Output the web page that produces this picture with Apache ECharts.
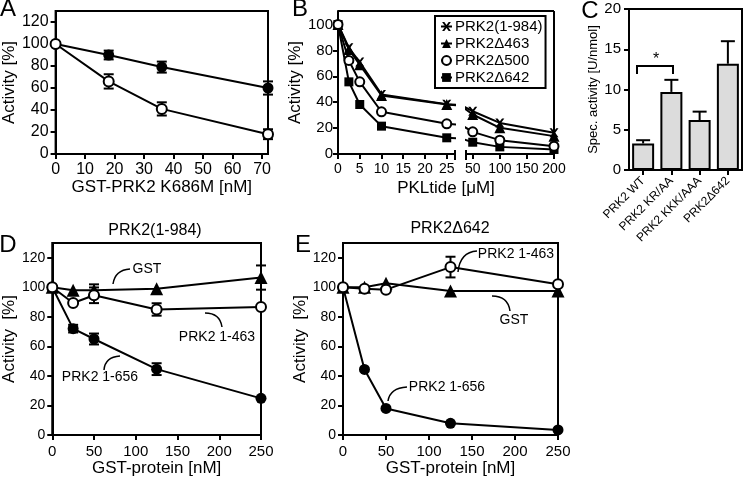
<!DOCTYPE html>
<html>
<head>
<meta charset="utf-8">
<script src="https://cdn.jsdelivr.net/npm/echarts@6/dist/echarts.min.js"></script>
<style>
  html, body { margin: 0; padding: 0; background: #fff; }
  #chart { width: 745px; height: 478px; }
</style>
</head>
<body>
<div id="chart"></div>
<script>
// ---- data ----
// A: GST-PRK2 K686M titration
const aDose = [0, 18, 36, 72]
const aFilled = [100, 90, 79, 60]
const aFilledErr = [0, 4, 5, 6]
const aOpen = [100, 66, 41, 18]
const aOpenErr = [0, 6.5, 6, 4.5]

// B: PKLtide titration (broken axis)
const pklDose = [0, 2.5, 5, 10, 25, 50, 100, 200]
const bNames = ['PRK2(1-984)', 'PRK2\u0394463', 'PRK2\u0394500', 'PRK2\u0394642']
const bFull = [100, 82, 71, 46, 38.5, 33, 24, 16.4]
const bD463 = [100, 80.7, 69, 45.2, 38.2, 30.5, 20.2, 13.8]
const bD500 = [100, 72.2, 55.7, 32.6, 23.3, 17.1, 10.7, 6]
const bD642 = [100, 55.7, 38.2, 21.5, 12.5, 9.1, 5.5, 3.5]
const bTicksLeft = [0, 5, 10, 15, 20, 25]
const bTicksRight = [50, 100, 150, 200]

// C: specific activity
const cCats = ['PRK2 WT', 'PRK2 KR/AA', 'PRK2 KKK/AAA', 'PRK2\u0394642']
const cVals = [3.3, 9.7, 6.2, 13.2]
const cErr = [0.4, 1.5, 1.05, 2.8]

// D: PRK2(1-984) + GST-proteins
const gstDose = [0, 25, 50, 125, 250]
const dGst = [100, 98, 98, 99, 106.6]
const dGstErr = [0, 0, 4, 0, 8.2]
const d463 = [100, 89.4, 94.6, 85, 86.7]
const d463Err = [0, 0, 5.3, 4.2, 0]
const d656 = [100, 72, 65, 44.6, 24.8]
const d656Err = [0, 2.6, 3.7, 4, 0]

// E: PRK2Δ642 + GST-proteins
const eGst = [100, 100, 102.7, 97.5, 97.5]
const e463 = [100, 99, 98.4, 113.7, 102]
const e463Err = [0, 0, 0, 7, 0]
const e656 = [100, 44.4, 18, 7.9, 3.4]

// ---- layout ----
const FONT = 'Liberation Sans, Arial, sans-serif'
const gA = { left: 52, top: 11, width: 216, height: 143 }
const gB1 = { left: 338, top: 11, width: 117, height: 143 }
const gB2 = { left: 466, top: 11, width: 88, height: 143 }
const gC = { left: 629, top: 9, width: 113, height: 161 }
const gD = { left: 49, top: 243, width: 212, height: 192 }
const gE = { left: 343, top: 243, width: 215, height: 192 }

const boxed = g => ({ ...g, show: true, borderColor: '#000', borderWidth: 2, containLabel: false })
const plain = g => ({ ...g, show: false, containLabel: false })

const axisBase = (fs, margin, hideMax) => ({
  axisLine: { show: true, onZero: false, lineStyle: { color: '#000', width: 2 } },
  axisTick: { show: true, length: 5, lineStyle: { color: '#000', width: 2 } },
  axisLabel: { color: '#000', fontSize: fs, fontFamily: FONT, margin: margin, showMaxLabel: !hideMax },
  splitLine: { show: false },
  nameTextStyle: { color: '#000', fontFamily: FONT, fontSize: 17 },
})

const CROSS = 'path://M0,0L2.5,0L5,3.2L7.5,0L10,0L6.4,5L10,10L7.5,10L5,6.8L2.5,10L0,10L3.6,5Z'

function line(name, idx, xs, ys, symbol, size, open, extra) {
  return Object.assign({
    name: name, type: 'line', xAxisIndex: idx, yAxisIndex: idx,
    data: xs.map((x, i) => [x, ys[i]]),
    symbol: symbol, symbolSize: size, showAllSymbol: true,
    lineStyle: { color: '#000', width: 2 },
    itemStyle: open ? { color: '#fff', borderColor: '#000', borderWidth: 2 } : { color: '#000', borderWidth: 0 },
    emphasis: { disabled: true }, animation: false, z: open ? 4 : 3,
  }, extra || {})
}

function errBars(idx, xs, ys, es, cap, upOnly) {
  return {
    type: 'custom', xAxisIndex: idx, yAxisIndex: idx, silent: true, animation: false, z: upOnly ? 5 : 2,
    data: xs.map((x, i) => [x, ys[i], es[i]]).filter(d => d[2] > 0),
    renderItem: (params, api) => {
      const x = api.value(0), y = api.value(1), e = api.value(2)
      const hi = api.coord([x, y + e])
      const lo = api.coord([x, upOnly ? y : y - e])
      const st = { stroke: '#000', lineWidth: 2 }
      const kids = [
        { type: 'line', shape: { x1: hi[0], y1: hi[1], x2: lo[0], y2: lo[1] }, style: st },
        { type: 'line', shape: { x1: hi[0] - cap, y1: hi[1], x2: hi[0] + cap, y2: hi[1] }, style: st },
      ]
      if (!upOnly) kids.push({ type: 'line', shape: { x1: lo[0] - cap, y1: lo[1], x2: lo[0] + cap, y2: lo[1] }, style: st })
      return { type: 'group', children: kids }
    },
  }
}

// B split into two x ranges; each half keeps one point past the break so the line runs to the gap
const leftIdx = pklDose.map((d, i) => i).filter(i => pklDose[i] <= 50)
const rightIdx = pklDose.map((d, i) => i).filter(i => pklDose[i] >= 25)
const pick = (arr, ids) => ids.map(i => arr[i])
const bSets = [
  [bNames[0], bFull, CROSS, 9, false],
  [bNames[1], bD463, 'triangle', 11, false],
  [bNames[2], bD500, 'circle', 9, true],
  [bNames[3], bD642, 'rect', 9, false],
]
const bSeries = []
bSets.forEach(([nm, vals, sym, sz, open]) => {
  bSeries.push(line(nm, 1, pick(pklDose, leftIdx), pick(vals, leftIdx), sym, sz, open, { clip: true, legendIcon: sym }))
  bSeries.push(line(nm, 2, pick(pklDose, rightIdx), pick(vals, rightIdx), sym, sz, open, { clip: true }))
})

// ---- annotation helpers ----
const txt = (x, y, s, size, align) => ({
  type: 'text', x: x, y: y, silent: true,
  style: { text: s, fontSize: size, fontFamily: FONT, fill: '#000', align: align || 'center', verticalAlign: 'middle' },
})
const curve = (x1, y1, cx, cy, x2, y2) => ({
  type: 'bezierCurve', silent: true,
  shape: { x1: x1, y1: y1, cpx1: cx, cpy1: cy, x2: x2, y2: y2 },
  style: { stroke: '#000', lineWidth: 1.5, fill: null },
})
const seg = (x1, y1, x2, y2) => ({
  type: 'line', silent: true, shape: { x1: x1, y1: y1, x2: x2, y2: y2 }, style: { stroke: '#000', lineWidth: 2 },
})

const bTop = gB1.top, bBottom = gB1.top + gB1.height, bRight = gB2.left + gB2.width

const option = {
  backgroundColor: '#fff',
  animation: false,
  grid: [boxed(gA), plain(gB1), plain(gB2), boxed(gC), boxed(gD), boxed(gE)],
  legend: {
    data: bNames, left: 435, top: 16, orient: 'vertical',
    borderColor: '#000', borderWidth: 2, padding: [3, 3, 3, 5], itemGap: 2,
    itemWidth: 11, itemHeight: 11, selectedMode: false,
    textStyle: { color: '#000', fontSize: 15, fontFamily: FONT, padding: [0, 0, 0, -2] },
  },
  xAxis: [
    Object.assign(axisBase(16, 8, true), { type: 'value', gridIndex: 0, min: 0, max: 72, interval: 10,
      name: 'GST-PRK2 K686M [nM]', nameLocation: 'middle', nameGap: 25 }),
    Object.assign(axisBase(14, 8), { type: 'value', gridIndex: 1, min: 0, max: 26.9,
      axisTick: { show: true, length: 5, lineStyle: { color: '#000', width: 2 }, customValues: bTicksLeft },
      axisLabel: { color: '#000', fontSize: 14, fontFamily: FONT, margin: 8, customValues: bTicksLeft } }),
    Object.assign(axisBase(14, 8), { type: 'value', gridIndex: 2, min: 37.6, max: 200,
      axisTick: { show: true, length: 5, lineStyle: { color: '#000', width: 2 }, customValues: bTicksRight },
      axisLabel: { color: '#000', fontSize: 14, fontFamily: FONT, margin: 8, customValues: bTicksRight } }),
    Object.assign(axisBase(12, 9), { type: 'category', gridIndex: 3, data: cCats,
      axisTick: { show: true, length: 5, alignWithLabel: true, lineStyle: { color: '#000', width: 2 } },
      axisLabel: { color: '#000', fontSize: 12, fontFamily: FONT, rotate: 45, margin: 9, interval: 0 } }),
    Object.assign(axisBase(15, 9), { type: 'value', gridIndex: 4, min: 0, max: 250, interval: 50,
      name: 'GST-protein [nM]', nameLocation: 'middle', nameGap: 25 }),
    Object.assign(axisBase(15, 9), { type: 'value', gridIndex: 5, min: 0, max: 250, interval: 50,
      name: 'GST-protein [nM]', nameLocation: 'middle', nameGap: 25 }),
  ],
  yAxis: [
    Object.assign(axisBase(16, 7, true), { type: 'value', gridIndex: 0, min: 0, max: 130, interval: 20,
      name: 'Activity [%]', nameLocation: 'middle', nameGap: 32 }),
    Object.assign(axisBase(15, 5, true), { type: 'value', gridIndex: 1, min: 0, max: 110.4, interval: 20,
      name: 'Activity [%]', nameLocation: 'middle', nameGap: 30 }),
    { type: 'value', gridIndex: 2, min: 0, max: 110.4, show: false },
    Object.assign(axisBase(15, 8), { type: 'value', gridIndex: 3, min: 0, max: 20, interval: 5,
      name: 'Spec. activity [U/nmol]', nameLocation: 'middle', nameGap: 22,
      nameTextStyle: { color: '#000', fontFamily: FONT, fontSize: 13 } }),
    Object.assign(axisBase(14, 7, true), { type: 'value', gridIndex: 4, min: 0, max: 130, interval: 20,
      name: 'Activity  [%]', nameLocation: 'middle', nameGap: 30 }),
    Object.assign(axisBase(14, 7, true), { type: 'value', gridIndex: 5, min: 0, max: 130, interval: 20,
      name: 'Activity  [%]', nameLocation: 'middle', nameGap: 30 }),
  ],
  series: [
    // A
    errBars(0, aDose, aFilled, aFilledErr, 5),
    errBars(0, aDose, aOpen, aOpenErr, 5),
    line('A filled', 0, aDose, aFilled, 'circle', 11, false),
    line('A open', 0, aDose, aOpen, 'circle', 10, true),
    // B
    ...bSeries,
    // C
    {
      type: 'bar', xAxisIndex: 3, yAxisIndex: 3, data: cVals, barWidth: 22, animation: false,
      itemStyle: { color: '#dcdcdc', borderColor: '#000', borderWidth: 2 }, emphasis: { disabled: true },
    },
    errBars(3, cVals.map((v, i) => i), cVals, cErr, 7, true),
    // D
    errBars(4, gstDose, dGst, dGstErr, 5),
    errBars(4, gstDose, d463, d463Err, 5),
    errBars(4, gstDose, d656, d656Err, 5),
    line('D GST', 4, gstDose, dGst, 'triangle', 13, false),
    line('D 1-463', 4, gstDose, d463, 'circle', 10, true),
    line('D 1-656', 4, gstDose, d656, 'circle', 11, false),
    // E
    errBars(5, gstDose, e463, e463Err, 5),
    line('E GST', 5, gstDose, eGst, 'triangle', 13, false),
    line('E 1-463', 5, gstDose, e463, 'circle', 10, true),
    line('E 1-656', 5, gstDose, e656, 'circle', 11, false),
  ],
  graphic: [
    // panel letters
    txt(8, 9, 'A', 24), txt(300, 9, 'B', 24), txt(590, 11, 'C', 24),
    txt(8, 245, 'D', 24), txt(303, 245, 'E', 24),
    // B frame: top, right, axis break marks, x-axis title
    seg(gB1.left, bTop, bRight, bTop),
    seg(bRight, bTop, bRight, bBottom),
    seg(gB1.left + gB1.width, bBottom - 4, gB1.left + gB1.width, bBottom + 6),
    seg(gB2.left, bBottom - 4, gB2.left, bBottom + 6),
    txt(446, 188, 'PKLtide [\u03bcM]', 17),
    // C significance bracket
    { type: 'polyline', silent: true, shape: { points: [[637, 74], [637, 66], [673, 66], [673, 74]] },
      style: { stroke: '#000', lineWidth: 2, fill: null } },
    txt(656, 60, '*', 16),
    // D/E titles
    txt(155, 231, 'PRK2(1-984)', 16), txt(450, 229, 'PRK2\u0394642', 16),
    // D annotations
    txt(147, 269, 'GST', 14), curve(113, 284, 115, 270, 130, 269),
    txt(217, 337, 'PRK2 1-463', 14), curve(205, 313, 220, 313, 222, 327),
    txt(100, 377, 'PRK2 1-656', 14), curve(104, 370, 105, 357, 120, 356),
    // E annotations
    txt(516, 254, 'PRK2 1-463', 14), curve(458, 272, 460, 252, 477, 251),
    txt(514, 320, 'GST', 14), curve(492, 296, 508, 296, 510, 311),
    txt(447, 387, 'PRK2 1-656', 14), curve(388, 401, 390, 388, 407, 387),
  ],
}

const chart = echarts.init(document.getElementById('chart'), null, { renderer: 'canvas' })
chart.setOption(option)
</script>
</body>
</html>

STATED PROBLEM: Only the lines from the top of the data through the line with "const aOpenErr = [0, 6.5, 6, 4.5]" should be quoted, exactly and with both ends kept; skip the pictures.

RESULT FOR THIS TASK:
Output the web page that produces this picture with Apache ECharts.
<!DOCTYPE html>
<html>
<head>
<meta charset="utf-8">
<script src="https://cdn.jsdelivr.net/npm/echarts@6/dist/echarts.min.js"></script>
<style>
  html, body { margin: 0; padding: 0; background: #fff; }
  #chart { width: 745px; height: 478px; }
</style>
</head>
<body>
<div id="chart"></div>
<script>
// ---- data ----
// A: GST-PRK2 K686M titration
const aDose = [0, 18, 36, 72]
const aFilled = [100, 90, 79, 60]
const aFilledErr = [0, 4, 5, 6]
const aOpen = [100, 66, 41, 18]
const aOpenErr = [0, 6.5, 6, 4.5]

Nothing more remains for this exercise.